11

A History of Loneliness

Full disclosure: I received a copy of this book from Penguin Random House of Canada in exchange for an honest review.

A History of Loneliness by John Boyne was one of the more difficult books I’ve read in recent memory. It made me sick, angry, and incredibly sad. Sometimes all at once.

loneliness

Odran Yates is a Catholic priest. He’s been moved from the school where he was happily looking after the library and feigning an interest in rugby for the boys, to the parish of his old friend Tom Cardle. He misses his school and looks back over his life to try and figure out how he ended up here. We go back to the week at the beach in Wexford with his family that had such tragic consequences; the day his parish priest came to talk to him about inappropriate conduct with the neighbour girl; his time in Rome for his final year of seminary and how it all kind of came undone. Tom and he were roommates at seminary and through the years they continue their friendship, even though Odran finds it odd that Tom keeps getting moved; Tom comes to say the mass when Odran’s mother passes away, stays with the family for the night and afterwards Odran’s nephew Aidan seems different somehow; Odran stays with Tom and his housekeeper keeps trying to insist that he stay with Tom while he goes about parish business.

I’m a lapsed Catholic. I grew up in the Church, went to Catholic school, Sunday mass, dreaded the years where Christmas fell on a Wednesday since it meant I’d have to go to mass every three days for two weeks. I liked the rituals, the marking of time by the liturgical seasons. But then some things came up with the Church that I had a hard time swallowing and I stopped going to mass as regularly. I became a Christmas and Easter person for a while until I stopped altogether.

A History of Loneliness was at once completely familiar and totally unrecognizeable. It evokes a time and place, an Ireland whose life revolves completely around the Church. Priests are deferred to in all, mothers bringing their wayward sons to the local priest to have them guide their boys towards adulthood. Young men told that they had a vocation in the Church, sent to seminary at the age of 17, sometimes completely against their will. Modern day Odran struggles against the new reality of the Church in Ireland, people that are angry at and suspicious of the priesthood, ensuring that their children are supervised at all times, looking for the Church to be held accountable for the untold damage that has been done. Eventually Odran has to confront what happened which is when I broke down reading it.

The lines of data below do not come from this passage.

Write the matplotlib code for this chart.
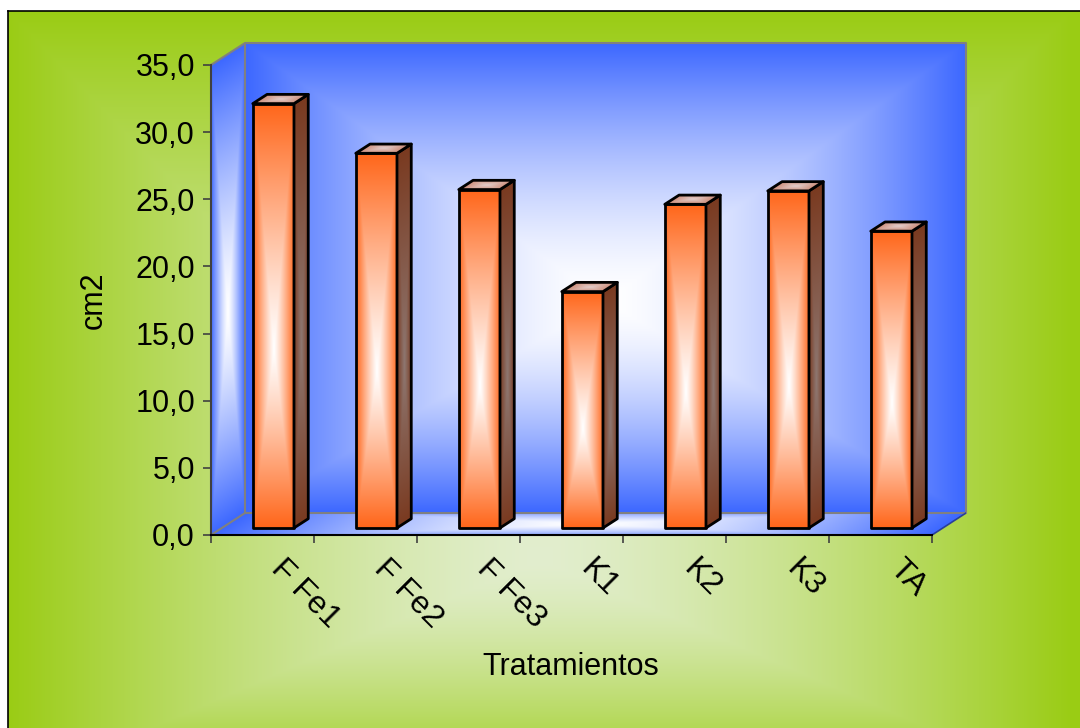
import numpy as np
import matplotlib.pyplot as plt
from matplotlib.patches import Polygon

# datos
categories = ['F Fe1', 'F Fe2', 'F Fe3', 'K1', 'K2', 'K3', 'TA']
area_cm2 = [31.6, 27.9, 25.2, 17.6, 24.1, 25.1, 22.1]
y_ticks = [0, 5, 10, 15, 20, 25, 30, 35]
y_tick_labels = [f'{v:.1f}'.replace('.', ',') for v in y_ticks]

plt.rcParams['font.family'] = ['Liberation Sans', 'DejaVu Sans']

W, H = 1080, 728
fig = plt.figure(figsize=(W / 100, H / 100), dpi=100)


def rgb(*c):
    return np.array(c) / 255.0


# fondo verde con degradado desde el centro
bg = fig.add_axes([0, 0, 1, 1])
bg.set_xlim(0, W)
bg.set_ylim(H, 0)
bg.axis('off')
xx, yy = np.meshgrid(np.arange(W) + 0.5, np.arange(H) + 0.5)
cx, cy = 540, 560
u = np.abs(xx - cx) / 532
v = np.where(yy < cy, (cy - yy) / 549, (yy - cy) / 230)
t = np.clip(np.maximum(u, v), 0, 1) ** 1.4
t = t[..., None]
img = rgb(226, 238, 206) * (1 - t) + rgb(154, 204, 20) * t
img[(xx < 8) | (yy < 11)] = 1.0
bg.imshow(img, extent=(0, W, H, 0), aspect='auto', interpolation='bilinear')
bg.plot([8, 8], [H, 11], color='black', lw=1.2)
bg.plot([8, W], [11, 11], color='black', lw=1.2)
bg.set_xlim(0, W)
bg.set_ylim(H, 0)

# ejes con profundidad (proyeccion oblicua)
DX = 34 / 103
DY = 22 / (470 / 35)
ax = fig.add_axes([211 / W, (H - 535) / H, 755 / W, 492 / H])
ax.patch.set_visible(False)


def shade(ax, origin, e1, e2, inner, outer, z, edge='none', lw=0,
          vscale=1.0, gamma=1.0, vc=0.5):
    o = np.array(origin, dtype=float)
    e1 = np.array(e1, dtype=float)
    e2 = np.array(e2, dtype=float)
    corners = np.array([o, o + e1, o + e1 + e2, o + e2])
    x0, y0 = corners.min(0)
    x1, y1 = corners.max(0)
    n = 240
    gx, gy = np.meshgrid(np.linspace(x0, x1, n), np.linspace(y0, y1, n))
    inv = np.linalg.inv(np.column_stack([e1, e2]))
    rel = np.stack([gx - o[0], gy - o[1]], axis=-1)
    ab = rel @ inv.T
    b = ab[..., 1]
    bn = np.where(b < vc, (vc - b) / vc, (b - vc) / (1 - vc))
    tt = np.maximum(np.abs(2 * ab[..., 0] - 1), vscale * bn)
    tt = np.clip(tt, 0, 1) ** gamma
    tt = tt[..., None]
    im_data = inner * (1 - tt) + outer * tt
    im = ax.imshow(im_data, extent=(x0, x1, y0, y1), origin='lower',
                   aspect='auto', interpolation='bilinear', zorder=z)
    poly = Polygon(corners, closed=True, facecolor='none', edgecolor=edge,
                   lw=lw, zorder=z + 0.1, joinstyle='round')
    ax.add_patch(poly)
    im.set_clip_path(poly)


blue = rgb(61, 104, 255)
white = rgb(255, 255, 255)
n_cat = len(categories)

# pared del fondo, suelo y pared lateral
shade(ax, (-0.5 + DX, DY), (n_cat, 0), (0, 35), white, blue, 1, gamma=1.5,
      vc=0.45)
shade(ax, (-0.5, 0), (n_cat, 0), (DX, DY), white, blue, 1.2, vscale=0.7,
      gamma=1.4)
shade(ax, (-0.5, 0), (DX, DY), (0, 35), white, blue, 1.4, gamma=1.3, vc=0.45)

grey = '#808080'
ax.plot([-0.5, -0.5 + DX, 6.5 + DX, 6.5 + DX], [35, 35 + DY, 35 + DY, DY],
        color=grey, lw=1.5, clip_on=False, zorder=2)
ax.plot([-0.5, -0.5 + DX, 6.5 + DX], [0, DY, DY], color=grey, lw=1.5, zorder=2)
ax.plot([-0.5 + DX, -0.5 + DX], [DY, 35 + DY], color=grey, lw=1.5, zorder=2)
ax.plot([6.5, 6.5 + DX], [0, DY], color='#2a3f9a', lw=1.2, zorder=2)

# barras
f0 = 0.32
fd = 0.42
bw = 0.40
b0 = f0 * DY
orange = rgb(255, 102, 26)
for i, val in enumerate(area_cm2):
    xc = i + f0 * DX
    z = 3 + i
    shade(ax, (xc - bw / 2, b0), (bw, 0), (0, val), white, orange, z,
          edge='black', lw=2.0, gamma=1.15, vc=0.42)
    shade(ax, (xc + bw / 2, b0), (fd * DX, fd * DY), (0, val),
          rgb(142, 120, 114), rgb(122, 58, 32), z + 0.2, edge='black',
          lw=2.0, vc=0.42)
    shade(ax, (xc - bw / 2, b0 + val), (bw, 0), (fd * DX, fd * DY),
          rgb(226, 206, 204), rgb(205, 140, 120), z + 0.4, edge='black',
          lw=2.0)

ax.set_xlim(-0.5, 6.5 + DX)
ax.set_ylim(0, 35 + DY)

for side in ['top', 'right']:
    ax.spines[side].set_visible(False)
ax.spines['left'].set_bounds(0, 35)
ax.spines['left'].set_color('#404040')
ax.spines['left'].set_linewidth(1.5)
ax.spines['bottom'].set_bounds(-0.5, 6.5)
ax.spines['bottom'].set_color('black')
ax.spines['bottom'].set_linewidth(1.5)
for sp in ax.spines.values():
    sp.set_zorder(20)

ax.set_yticks(y_ticks, y_tick_labels)
ax.tick_params(axis='y', length=5.8, width=1.2, color='#404040', pad=5.8,
               labelsize=22)
ax.set_xticks(np.arange(-0.5, n_cat, 1), [''] * (n_cat + 1))
ax.set_xticks(np.arange(n_cat) + 0.13, categories, minor=True)
ax.tick_params(axis='x', which='major', length=5.8, width=1.2, color='#404040')
ax.tick_params(axis='x', which='minor', length=0, pad=21, labelsize=23)
for lbl in ax.get_xticklabels(minor=True):
    lbl.set_rotation(-45)
    lbl.set_ha('left')
    lbl.set_va('center')
    lbl.set_rotation_mode('anchor')

fig.text(94 / W, 1 - 300 / H, 'cm2', rotation=90, ha='center', va='center',
         fontsize=22)
fig.text(571 / W, 1 - 667 / H, 'Tratamientos', ha='center', va='center',
         fontsize=22)

fig.savefig('out.png', dpi=100)
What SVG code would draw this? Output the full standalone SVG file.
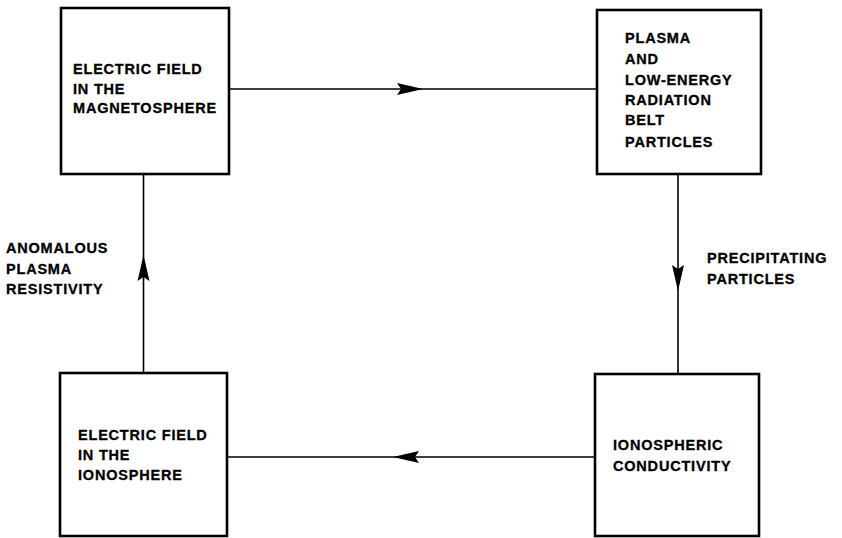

This book is the definition of the Edmund Burke quote “All it takes for evil to flourish is for good men to do nothing.” Even though Odran himself has never done anything other than the work that his mother told him was his vocation, he’s had to have thought over the years that something wasn’t right. Even when he’s confronted with the truth, Odran still can’t believe that this was covered up, that it went all the way to the top, that the Pope knew and did nothing. He realizes that he’s been a kind of accessory, has hidden himself away in the library, behind his books, pretending like bad things haven’t been happening.

Boyne pulls no punches. He calls out Popes Paul VI, John Paul II and Benedict XVI for knowing about the abuse suffered by boys at the hands of their priests and doing nothing. For hiding behind the power of their office, their infallibility as the head of the Church, and moving the problem to other parishes. It’s a fictional book but you know that it has it’s roots firmly planted in truth.

This is a book that will stay with me for a long time – I think I’m still working through my feelings about it. It is an exquisitely rendered story based on excruciatingly difficult subject matter. I’m not sure that I’m doing this book any justice. Just know that it is something else.